#### [Exercise goal]
Pictures must not be retyped. Return exactly the lines from the one with "Generate a Python" through the one with "err_minus = [(v", both included, and no others.

#### Provided entries ####

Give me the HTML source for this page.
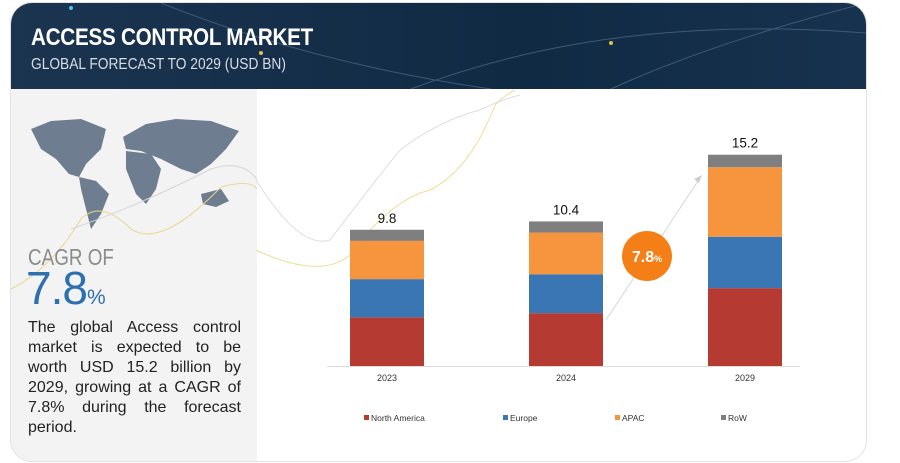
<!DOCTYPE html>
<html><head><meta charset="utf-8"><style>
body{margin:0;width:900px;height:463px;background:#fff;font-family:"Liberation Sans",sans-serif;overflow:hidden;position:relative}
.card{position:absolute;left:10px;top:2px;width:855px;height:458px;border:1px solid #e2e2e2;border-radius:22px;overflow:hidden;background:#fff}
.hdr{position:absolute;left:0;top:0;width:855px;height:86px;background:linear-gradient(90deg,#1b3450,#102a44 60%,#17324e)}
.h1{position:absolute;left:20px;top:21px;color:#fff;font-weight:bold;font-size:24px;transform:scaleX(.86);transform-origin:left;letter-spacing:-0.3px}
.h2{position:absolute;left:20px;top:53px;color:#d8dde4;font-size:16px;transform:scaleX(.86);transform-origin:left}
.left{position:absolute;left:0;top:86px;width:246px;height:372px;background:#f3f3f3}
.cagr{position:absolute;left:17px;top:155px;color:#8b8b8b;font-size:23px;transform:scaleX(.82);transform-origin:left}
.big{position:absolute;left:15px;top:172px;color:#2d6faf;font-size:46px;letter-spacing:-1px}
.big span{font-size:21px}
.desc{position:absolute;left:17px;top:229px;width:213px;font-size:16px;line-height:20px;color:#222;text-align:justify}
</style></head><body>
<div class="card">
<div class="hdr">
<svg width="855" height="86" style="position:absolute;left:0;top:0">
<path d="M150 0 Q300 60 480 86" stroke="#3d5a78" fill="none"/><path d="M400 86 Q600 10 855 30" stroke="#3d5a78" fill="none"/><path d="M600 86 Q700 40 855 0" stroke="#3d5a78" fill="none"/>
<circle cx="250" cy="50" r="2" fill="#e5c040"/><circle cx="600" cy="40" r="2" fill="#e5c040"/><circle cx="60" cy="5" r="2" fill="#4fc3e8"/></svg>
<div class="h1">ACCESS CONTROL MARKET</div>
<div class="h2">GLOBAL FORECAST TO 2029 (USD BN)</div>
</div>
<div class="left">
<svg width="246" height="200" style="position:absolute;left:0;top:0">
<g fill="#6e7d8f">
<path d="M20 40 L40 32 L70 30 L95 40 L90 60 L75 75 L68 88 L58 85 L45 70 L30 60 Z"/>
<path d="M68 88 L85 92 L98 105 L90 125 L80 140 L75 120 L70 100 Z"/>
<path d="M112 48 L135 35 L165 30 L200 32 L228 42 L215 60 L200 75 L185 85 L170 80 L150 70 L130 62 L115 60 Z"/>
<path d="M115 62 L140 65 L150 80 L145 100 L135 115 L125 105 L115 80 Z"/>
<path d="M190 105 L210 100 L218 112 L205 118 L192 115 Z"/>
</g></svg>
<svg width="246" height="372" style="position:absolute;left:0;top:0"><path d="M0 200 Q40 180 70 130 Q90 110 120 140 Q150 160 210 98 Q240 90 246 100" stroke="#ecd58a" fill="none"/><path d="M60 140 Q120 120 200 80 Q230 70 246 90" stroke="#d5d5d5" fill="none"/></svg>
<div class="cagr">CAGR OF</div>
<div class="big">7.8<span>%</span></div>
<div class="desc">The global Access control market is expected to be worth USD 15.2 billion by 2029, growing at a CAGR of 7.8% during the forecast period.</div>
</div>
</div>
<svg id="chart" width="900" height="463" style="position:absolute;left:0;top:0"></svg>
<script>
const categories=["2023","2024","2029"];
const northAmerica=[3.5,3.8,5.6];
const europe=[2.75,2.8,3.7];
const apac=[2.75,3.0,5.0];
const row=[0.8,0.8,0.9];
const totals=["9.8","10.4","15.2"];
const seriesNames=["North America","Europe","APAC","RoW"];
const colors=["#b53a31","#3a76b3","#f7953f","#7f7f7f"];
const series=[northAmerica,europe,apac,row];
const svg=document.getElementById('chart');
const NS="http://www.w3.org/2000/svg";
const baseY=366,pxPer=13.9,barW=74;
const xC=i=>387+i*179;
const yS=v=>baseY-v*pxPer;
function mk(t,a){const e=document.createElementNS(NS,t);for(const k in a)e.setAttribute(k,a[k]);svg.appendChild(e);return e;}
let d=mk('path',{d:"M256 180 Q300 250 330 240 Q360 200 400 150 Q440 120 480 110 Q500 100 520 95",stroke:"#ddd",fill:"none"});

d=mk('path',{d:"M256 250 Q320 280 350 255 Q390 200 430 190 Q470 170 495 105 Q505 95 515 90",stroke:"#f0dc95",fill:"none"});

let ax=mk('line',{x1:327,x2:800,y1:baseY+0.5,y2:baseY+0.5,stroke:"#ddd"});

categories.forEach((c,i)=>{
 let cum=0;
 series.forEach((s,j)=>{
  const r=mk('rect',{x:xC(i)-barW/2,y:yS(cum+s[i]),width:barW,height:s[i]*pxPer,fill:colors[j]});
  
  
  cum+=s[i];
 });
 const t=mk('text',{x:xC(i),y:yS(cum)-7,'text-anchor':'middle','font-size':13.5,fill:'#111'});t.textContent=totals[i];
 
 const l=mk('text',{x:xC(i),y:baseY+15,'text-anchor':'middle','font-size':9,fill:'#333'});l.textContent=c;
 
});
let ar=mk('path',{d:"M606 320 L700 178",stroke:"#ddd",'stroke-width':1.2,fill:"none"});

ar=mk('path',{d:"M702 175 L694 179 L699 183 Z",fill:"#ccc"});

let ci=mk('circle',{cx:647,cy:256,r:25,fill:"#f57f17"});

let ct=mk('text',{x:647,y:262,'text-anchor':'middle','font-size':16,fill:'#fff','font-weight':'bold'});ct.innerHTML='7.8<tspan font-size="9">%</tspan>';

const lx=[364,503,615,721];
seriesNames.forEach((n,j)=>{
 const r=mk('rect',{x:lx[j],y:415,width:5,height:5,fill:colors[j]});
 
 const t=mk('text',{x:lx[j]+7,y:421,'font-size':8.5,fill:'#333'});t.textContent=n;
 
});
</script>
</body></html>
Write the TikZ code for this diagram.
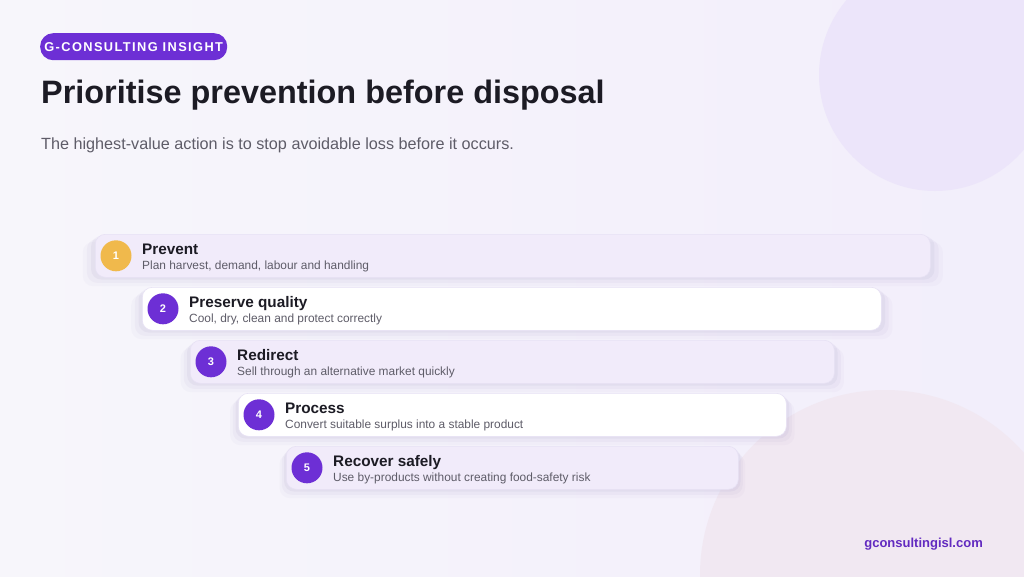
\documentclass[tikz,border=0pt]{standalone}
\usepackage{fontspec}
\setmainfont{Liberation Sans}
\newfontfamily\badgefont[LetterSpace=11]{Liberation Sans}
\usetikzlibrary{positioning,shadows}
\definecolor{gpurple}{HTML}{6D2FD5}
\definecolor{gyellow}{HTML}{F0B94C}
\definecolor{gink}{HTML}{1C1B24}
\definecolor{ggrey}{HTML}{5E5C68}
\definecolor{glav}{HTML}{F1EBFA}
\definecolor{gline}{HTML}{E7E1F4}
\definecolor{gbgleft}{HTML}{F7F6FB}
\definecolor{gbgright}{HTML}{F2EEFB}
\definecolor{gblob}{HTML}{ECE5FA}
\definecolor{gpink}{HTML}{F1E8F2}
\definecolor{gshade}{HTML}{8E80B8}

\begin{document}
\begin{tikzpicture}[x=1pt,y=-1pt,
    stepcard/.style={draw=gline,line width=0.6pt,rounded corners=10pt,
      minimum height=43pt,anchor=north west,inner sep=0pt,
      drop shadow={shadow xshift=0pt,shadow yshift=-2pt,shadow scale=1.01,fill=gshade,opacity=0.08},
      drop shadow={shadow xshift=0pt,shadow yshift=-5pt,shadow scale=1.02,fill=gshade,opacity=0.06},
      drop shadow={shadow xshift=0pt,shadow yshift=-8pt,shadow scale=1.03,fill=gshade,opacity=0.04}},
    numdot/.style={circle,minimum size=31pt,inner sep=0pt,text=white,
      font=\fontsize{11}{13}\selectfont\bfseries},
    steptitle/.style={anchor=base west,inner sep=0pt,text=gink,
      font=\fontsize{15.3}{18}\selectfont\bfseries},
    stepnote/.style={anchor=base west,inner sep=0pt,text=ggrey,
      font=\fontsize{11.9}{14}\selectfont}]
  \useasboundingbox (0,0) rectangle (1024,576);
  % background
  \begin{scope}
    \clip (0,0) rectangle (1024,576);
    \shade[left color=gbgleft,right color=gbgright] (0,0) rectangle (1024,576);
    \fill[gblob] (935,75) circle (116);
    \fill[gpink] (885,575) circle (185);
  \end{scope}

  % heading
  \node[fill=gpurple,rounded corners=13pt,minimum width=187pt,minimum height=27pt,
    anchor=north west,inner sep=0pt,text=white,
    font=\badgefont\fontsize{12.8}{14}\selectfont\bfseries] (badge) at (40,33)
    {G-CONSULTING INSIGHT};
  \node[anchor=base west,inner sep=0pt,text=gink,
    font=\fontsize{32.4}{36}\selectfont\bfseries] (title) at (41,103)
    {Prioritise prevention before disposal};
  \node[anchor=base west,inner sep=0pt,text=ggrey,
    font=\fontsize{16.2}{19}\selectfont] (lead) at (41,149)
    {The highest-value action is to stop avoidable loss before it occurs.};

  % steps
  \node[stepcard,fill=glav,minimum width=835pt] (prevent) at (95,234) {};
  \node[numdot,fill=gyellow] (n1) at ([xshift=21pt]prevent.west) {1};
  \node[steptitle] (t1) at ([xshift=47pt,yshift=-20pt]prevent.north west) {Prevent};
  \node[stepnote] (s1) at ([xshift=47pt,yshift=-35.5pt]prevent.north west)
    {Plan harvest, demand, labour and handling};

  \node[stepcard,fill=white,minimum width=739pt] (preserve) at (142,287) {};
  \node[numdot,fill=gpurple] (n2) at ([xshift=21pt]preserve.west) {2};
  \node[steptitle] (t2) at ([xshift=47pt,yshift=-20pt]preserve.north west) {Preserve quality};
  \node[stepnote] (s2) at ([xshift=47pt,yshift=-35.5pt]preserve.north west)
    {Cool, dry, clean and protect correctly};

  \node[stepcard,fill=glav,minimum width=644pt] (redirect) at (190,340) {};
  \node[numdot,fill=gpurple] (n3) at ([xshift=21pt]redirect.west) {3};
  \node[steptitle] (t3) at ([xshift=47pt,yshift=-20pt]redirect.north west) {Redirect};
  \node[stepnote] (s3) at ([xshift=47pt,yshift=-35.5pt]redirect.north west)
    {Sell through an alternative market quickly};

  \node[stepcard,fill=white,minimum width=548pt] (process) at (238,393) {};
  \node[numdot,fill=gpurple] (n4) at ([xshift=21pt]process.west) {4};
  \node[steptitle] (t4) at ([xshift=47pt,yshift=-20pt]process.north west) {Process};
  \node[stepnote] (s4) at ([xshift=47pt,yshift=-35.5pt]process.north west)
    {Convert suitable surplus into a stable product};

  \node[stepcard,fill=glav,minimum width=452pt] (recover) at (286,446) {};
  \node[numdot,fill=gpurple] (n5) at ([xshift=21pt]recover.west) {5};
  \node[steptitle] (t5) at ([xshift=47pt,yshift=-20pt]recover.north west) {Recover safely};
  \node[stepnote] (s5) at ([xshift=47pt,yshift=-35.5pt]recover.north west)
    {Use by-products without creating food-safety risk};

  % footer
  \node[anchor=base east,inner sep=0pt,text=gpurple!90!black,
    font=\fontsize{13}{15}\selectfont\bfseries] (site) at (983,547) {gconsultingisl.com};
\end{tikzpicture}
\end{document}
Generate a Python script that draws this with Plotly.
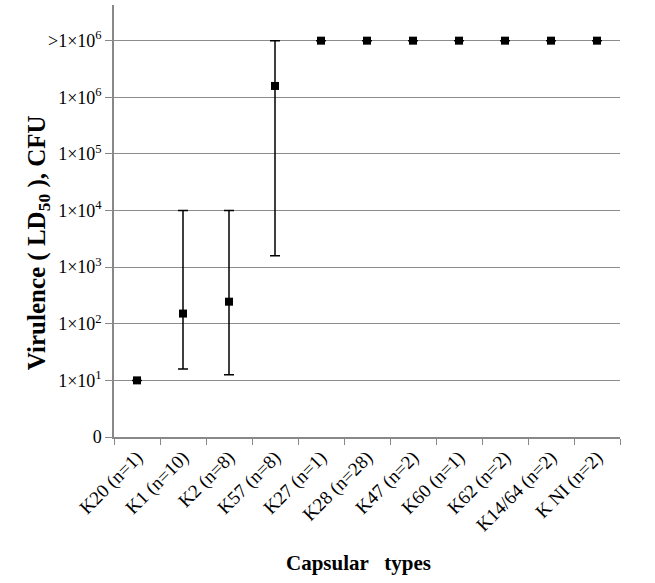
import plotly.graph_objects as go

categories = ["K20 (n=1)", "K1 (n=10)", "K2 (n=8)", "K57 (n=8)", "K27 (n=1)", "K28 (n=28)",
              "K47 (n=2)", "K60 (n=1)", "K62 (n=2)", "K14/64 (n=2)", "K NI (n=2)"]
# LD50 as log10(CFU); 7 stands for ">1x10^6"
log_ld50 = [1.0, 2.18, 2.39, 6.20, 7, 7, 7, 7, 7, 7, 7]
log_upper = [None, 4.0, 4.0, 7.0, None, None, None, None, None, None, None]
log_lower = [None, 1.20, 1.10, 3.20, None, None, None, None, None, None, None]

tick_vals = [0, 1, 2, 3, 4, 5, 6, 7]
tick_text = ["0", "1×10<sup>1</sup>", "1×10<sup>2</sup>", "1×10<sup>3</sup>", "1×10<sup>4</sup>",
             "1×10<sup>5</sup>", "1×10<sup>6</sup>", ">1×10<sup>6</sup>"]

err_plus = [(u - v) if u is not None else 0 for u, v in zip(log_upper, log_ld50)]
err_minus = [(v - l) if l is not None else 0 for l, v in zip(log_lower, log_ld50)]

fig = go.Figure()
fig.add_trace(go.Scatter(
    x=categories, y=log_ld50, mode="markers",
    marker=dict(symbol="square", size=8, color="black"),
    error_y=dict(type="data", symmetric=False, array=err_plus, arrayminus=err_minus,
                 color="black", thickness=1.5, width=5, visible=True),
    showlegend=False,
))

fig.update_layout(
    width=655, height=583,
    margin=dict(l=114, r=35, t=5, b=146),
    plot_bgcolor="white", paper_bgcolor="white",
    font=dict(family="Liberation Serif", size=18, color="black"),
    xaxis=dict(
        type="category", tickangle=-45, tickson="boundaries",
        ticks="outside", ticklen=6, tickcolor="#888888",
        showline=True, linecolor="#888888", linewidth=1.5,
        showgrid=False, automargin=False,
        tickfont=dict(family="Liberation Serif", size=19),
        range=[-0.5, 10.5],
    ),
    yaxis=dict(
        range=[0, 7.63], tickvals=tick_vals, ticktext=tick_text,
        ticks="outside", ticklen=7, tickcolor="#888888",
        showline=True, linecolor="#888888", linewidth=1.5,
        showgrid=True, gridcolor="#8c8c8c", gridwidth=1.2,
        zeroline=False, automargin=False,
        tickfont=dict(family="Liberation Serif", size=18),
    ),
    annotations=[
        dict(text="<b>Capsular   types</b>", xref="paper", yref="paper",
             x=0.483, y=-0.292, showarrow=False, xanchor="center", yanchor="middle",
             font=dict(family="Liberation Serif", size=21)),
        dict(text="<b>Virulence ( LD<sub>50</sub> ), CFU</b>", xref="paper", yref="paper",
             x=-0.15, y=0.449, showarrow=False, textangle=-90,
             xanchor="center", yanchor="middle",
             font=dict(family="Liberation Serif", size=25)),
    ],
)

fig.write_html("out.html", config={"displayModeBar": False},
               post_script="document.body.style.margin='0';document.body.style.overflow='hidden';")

####

#### [Final result]
Generate a Python script that draws this with Plotly.
import plotly.graph_objects as go

categories = ["K20 (n=1)", "K1 (n=10)", "K2 (n=8)", "K57 (n=8)", "K27 (n=1)", "K28 (n=28)",
              "K47 (n=2)", "K60 (n=1)", "K62 (n=2)", "K14/64 (n=2)", "K NI (n=2)"]
# LD50 as log10(CFU); 7 stands for ">1x10^6"
log_ld50 = [1.0, 2.18, 2.39, 6.20, 7, 7, 7, 7, 7, 7, 7]
log_upper = [None, 4.0, 4.0, 7.0, None, None, None, None, None, None, None]
log_lower = [None, 1.20, 1.10, 3.20, None, None, None, None, None, None, None]

tick_vals = [0, 1, 2, 3, 4, 5, 6, 7]
tick_text = ["0", "1×10<sup>1</sup>", "1×10<sup>2</sup>", "1×10<sup>3</sup>", "1×10<sup>4</sup>",
             "1×10<sup>5</sup>", "1×10<sup>6</sup>", ">1×10<sup>6</sup>"]

err_plus = [(u - v) if u is not None else 0 for u, v in zip(log_upper, log_ld50)]
err_minus = [(v - l) if l is not None else 0 for l, v in zip(log_lower, log_ld50)]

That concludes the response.